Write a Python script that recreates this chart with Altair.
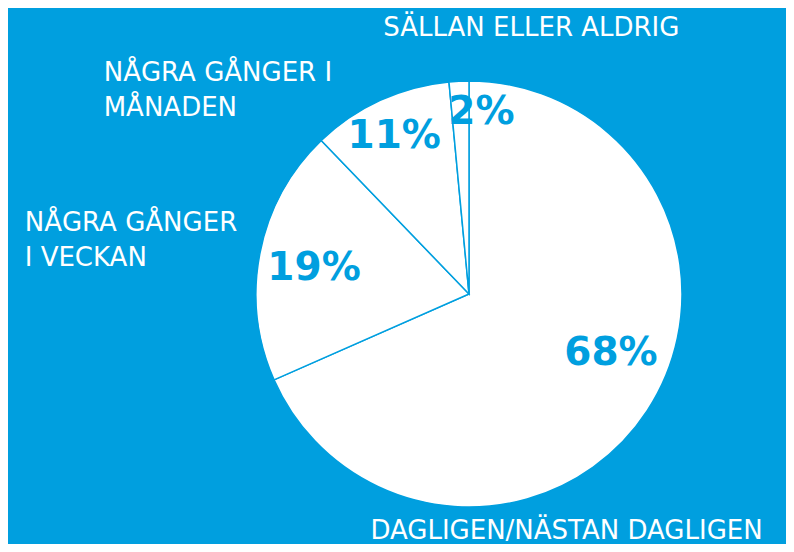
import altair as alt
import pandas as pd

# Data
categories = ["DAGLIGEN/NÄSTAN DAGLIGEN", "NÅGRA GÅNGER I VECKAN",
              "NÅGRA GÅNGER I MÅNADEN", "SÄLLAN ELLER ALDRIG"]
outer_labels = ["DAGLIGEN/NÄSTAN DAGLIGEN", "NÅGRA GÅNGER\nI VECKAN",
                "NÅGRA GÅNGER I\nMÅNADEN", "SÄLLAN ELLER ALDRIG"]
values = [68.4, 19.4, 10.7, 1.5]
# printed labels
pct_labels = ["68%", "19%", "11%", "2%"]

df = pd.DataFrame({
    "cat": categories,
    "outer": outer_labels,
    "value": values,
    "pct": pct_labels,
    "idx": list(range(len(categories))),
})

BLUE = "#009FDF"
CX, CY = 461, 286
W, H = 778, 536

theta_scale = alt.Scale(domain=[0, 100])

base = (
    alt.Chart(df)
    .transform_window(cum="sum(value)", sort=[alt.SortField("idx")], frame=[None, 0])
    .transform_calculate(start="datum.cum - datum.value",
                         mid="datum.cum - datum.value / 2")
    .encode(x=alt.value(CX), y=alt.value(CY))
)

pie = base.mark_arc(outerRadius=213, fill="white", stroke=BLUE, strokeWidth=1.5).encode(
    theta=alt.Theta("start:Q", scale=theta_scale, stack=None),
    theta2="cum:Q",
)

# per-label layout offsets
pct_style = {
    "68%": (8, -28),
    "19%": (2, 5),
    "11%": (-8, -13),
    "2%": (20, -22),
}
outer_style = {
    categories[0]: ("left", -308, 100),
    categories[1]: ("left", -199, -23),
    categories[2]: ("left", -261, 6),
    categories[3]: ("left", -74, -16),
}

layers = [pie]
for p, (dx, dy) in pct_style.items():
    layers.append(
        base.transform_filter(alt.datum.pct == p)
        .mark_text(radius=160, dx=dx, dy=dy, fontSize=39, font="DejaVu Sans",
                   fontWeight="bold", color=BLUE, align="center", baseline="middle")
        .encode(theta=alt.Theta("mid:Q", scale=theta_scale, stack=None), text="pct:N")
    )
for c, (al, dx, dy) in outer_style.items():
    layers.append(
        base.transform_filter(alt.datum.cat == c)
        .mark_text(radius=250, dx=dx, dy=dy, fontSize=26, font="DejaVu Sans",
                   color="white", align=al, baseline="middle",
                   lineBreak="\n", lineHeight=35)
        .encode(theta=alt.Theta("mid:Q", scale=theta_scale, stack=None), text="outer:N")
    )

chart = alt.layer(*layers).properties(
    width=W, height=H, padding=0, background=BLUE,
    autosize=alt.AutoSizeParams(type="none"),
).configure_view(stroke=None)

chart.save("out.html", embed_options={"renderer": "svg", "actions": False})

--*--

## Stated goal
Your task is to return the lines above, from the first one up to and including the line containing "theta_scale = alt.Scale(domain=[0, 100])", minus any pictures.

## Answer below
Write a Python script that recreates this chart with Altair.
import altair as alt
import pandas as pd

# Data
categories = ["DAGLIGEN/NÄSTAN DAGLIGEN", "NÅGRA GÅNGER I VECKAN",
              "NÅGRA GÅNGER I MÅNADEN", "SÄLLAN ELLER ALDRIG"]
outer_labels = ["DAGLIGEN/NÄSTAN DAGLIGEN", "NÅGRA GÅNGER\nI VECKAN",
                "NÅGRA GÅNGER I\nMÅNADEN", "SÄLLAN ELLER ALDRIG"]
values = [68.4, 19.4, 10.7, 1.5]
# printed labels
pct_labels = ["68%", "19%", "11%", "2%"]

df = pd.DataFrame({
    "cat": categories,
    "outer": outer_labels,
    "value": values,
    "pct": pct_labels,
    "idx": list(range(len(categories))),
})

BLUE = "#009FDF"
CX, CY = 461, 286
W, H = 778, 536

theta_scale = alt.Scale(domain=[0, 100])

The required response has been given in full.